THE NEA BRIDGE by Phillip Alder
IF YOU CAN RUFF, DO NOT DELAY
Robert Orben is primarily a comedy writer, but he has been a magician and was a speechwriter for Gerald Ford. Orben said, “I always get to the airport an hour early. That way, I can be one of the first to know that the flight has been delayed.”
At the bridge table, you can sometimes delay a key play, but much more often you should get down to business immediately. How does that apply to this deal? South is in four spades. West leads the heart king. How should declarer proceed?
Over West’s takeout double, North’s redouble indicated 10 points or more and denied four or more spades. (With four or more spades, North would have responded two no-trump, which should be called Truscott, but is often known as Jordan because he popularized the gadget in the United States.) After this redouble, either North and South buy the contract or an opponent plays in something doubled for penalties.
North’s three-spade rebid indicated game-forcing values with exactly three-card spade support.

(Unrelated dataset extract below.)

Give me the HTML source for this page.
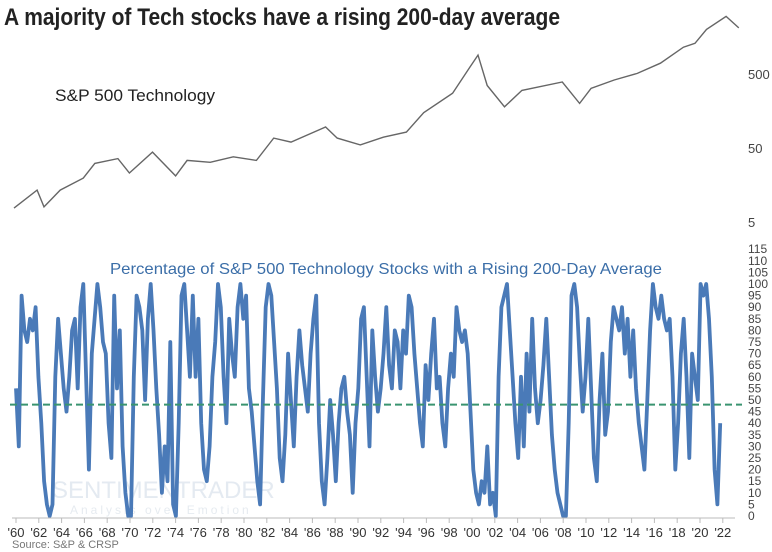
<!DOCTYPE html>
<html><head><meta charset="utf-8"><style>
body{margin:0;background:#fff}
svg{display:block;font-family:"Liberation Sans",sans-serif}
</style></head><body>
<svg id="c" width="772" height="552" viewBox="0 0 772 552">
<rect width="772" height="552" fill="#fff"/>
<text x="4" y="25" font-size="24" font-weight="bold" fill="#222" textLength="556" lengthAdjust="spacingAndGlyphs">A majority of Tech stocks have a rising 200-day average</text>
<text x="55" y="101" font-size="17" fill="#222" textLength="160" lengthAdjust="spacingAndGlyphs">S&amp;P 500 Technology</text>
<text x="110" y="274" font-size="16" fill="#3b6ea8" textLength="552" lengthAdjust="spacingAndGlyphs">Percentage of S&amp;P 500 Technology Stocks with a Rising 200-Day Average</text>
<text x="52" y="498" font-size="24" fill="#e4eaf1">SENTIMENTRADER</text>
<text x="70" y="514" font-size="12" fill="#e6ebf0" letter-spacing="3">Analysis over Emotion</text>
<g id="gtop"></g>
<g id="gbot"></g>
<g id="gx"></g>
<text x="12" y="548" font-size="11" fill="#777">Source: S&amp;P &amp; CRSP</text>
</svg>
<script>
const priceYears=[1960,1962,1962.6,1964,1966,1967,1969,1970,1972,1974,1975,1977,1979,1981,1982.5,1984,1987,1988,1990,1992,1994,1995.5,1998,1999.5,2000.2,2001,2002.5,2004,2007.5,2009,2010,2012,2014,2016,2018,2019,2020,2021.7,2022.8];
const priceValues=[7.7,13.5,8,13.5,19.6,31,36,23,44,21,34,32,38,34,68,60,96,68,55,70,82,150,275,620,900,350,180,300,390,200,320,415,510,700,1150,1300,2000,3000,2100];
const priceTicks=[5,50,500];
const pctStartYear=1960;
const pctPerYear=4;
const pctValues=[
55,30,95,80, 75,85,80,90, 60,40,15,5, 0,5,60,85, 70,55,45,60, 80,85,55,90, 100,60,20,70, 85,100,90,75,
70,40,25,95, 55,80,30,10, 0,0,60,95, 90,80,50,85, 100,80,55,35, 10,30,15,75, 5,0,40,95, 100,80,60,95,
60,85,40,20, 15,30,60,75, 100,90,60,40, 85,70,60,90, 100,85,95,55, 45,30,15,5, 50,90,100,95, 75,55,25,15,
35,70,50,30, 60,80,65,55, 45,70,85,95, 40,15,5,25, 50,35,15,40, 55,60,45,35, 10,40,55,85,
90,60,30,80, 60,45,55,70, 90,65,55,80, 75,55,80,70, 95,90,70,55, 40,30,65,50, 70,85,55,60, 40,30,55,70,
60,90,80,75, 80,70,45,20, 10,5,15,10, 30,5,10,0, 60,90,95,100, 80,60,40,25, 60,30,70,45, 85,55,40,50,
65,85,60,35, 20,10,5,0, 0,40,95,100, 90,65,45,60, 85,55,25,15, 50,70,35,45, 75,90,85,80, 90,70,85,60,
80,55,40,30, 20,50,80,100, 90,85,95,85, 80,85,60,20, 40,70,85,60, 25,70,60,50, 100,95,100,85, 60,20,5,40];
const pctTicks=[0,5,10,15,20,25,30,35,40,45,50,55,60,65,70,75,80,85,90,95,100,105,110,115];
const refLevel=48;
const xTickYears=[];for(let y=1960;y<=2022;y+=2)xTickYears.push(y);

const NS="http://www.w3.org/2000/svg";
function mk(t,a,p){const e=document.createElementNS(NS,t);for(const k in a)e.setAttribute(k,a[k]);p.appendChild(e);return e;}
const gTop=document.getElementById('gtop'),gBot=document.getElementById('gbot'),gX=document.getElementById('gx');
const xTop=y=>14+(y-1960)*(740-14)/(2022.9-1960);
const yTop=v=>222-(Math.log10(v)-Math.log10(5))*74;
const xBot=y=>16+(y-1960)*(723-16)/(2023-1960);
const yBot=v=>516-v*2.32;
const xTick=y=>16+(y-1960)*11.4;

let d=priceYears.map((y,i)=>(i?'L':'M')+xTop(y).toFixed(1)+' '+yTop(priceValues[i]).toFixed(1)).join(' ');
const pl=mk('path',{d:d,fill:'none',stroke:'#666','stroke-width':1.4},gTop);


priceTicks.forEach(v=>{const t=mk('text',{x:748,y:yTop(v)+5,'font-size':13,fill:'#444'},gTop);t.textContent=v;

});

d=pctValues.map((v,i)=>(i?'L':'M')+xBot(pctStartYear+i/pctPerYear).toFixed(1)+' '+yBot(v).toFixed(1)).join(' ');
const bl=mk('path',{d:d,fill:'none',stroke:'#4a7ab8','stroke-width':3.8,'stroke-linejoin':'round'},gBot);


const rl=mk('line',{x1:10,x2:742,y1:yBot(refLevel),y2:yBot(refLevel),stroke:'#3a9470','stroke-width':2,'stroke-dasharray':'7 4'},gBot);


pctTicks.forEach(v=>{const t=mk('text',{x:748,y:yBot(v)+4,'font-size':12,fill:'#444'},gBot);t.textContent=v;

});

const ax=mk('line',{x1:12,x2:735,y1:518,y2:518,stroke:'#bbb','stroke-width':1},gX);


xTickYears.forEach(y=>{const x=xTick(y);
const tk=mk('line',{x1:x,x2:x,y1:518,y2:523,stroke:'#bbb'},gX);


const t=mk('text',{x:x,y:537,'font-size':13,fill:'#333','text-anchor':'middle'},gX);t.textContent="'"+String(y).slice(2);

});
</script>
</body></html>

South has four losers: two hearts and two diamonds. He has only nine winners: five spades, one heart, one diamond and two clubs. But if declarer can ruff a loser in the shorter trump hand, it will generate an extra trump trick. Here, South should ruff his third diamond on the board. And there is no point in delaying. He takes the first trick and plays two rounds of diamonds.
Suppose West wins, cashes two hearts, and shifts to a club. Declarer wins in his hand, ruffs the third diamond high, draws trumps and claims.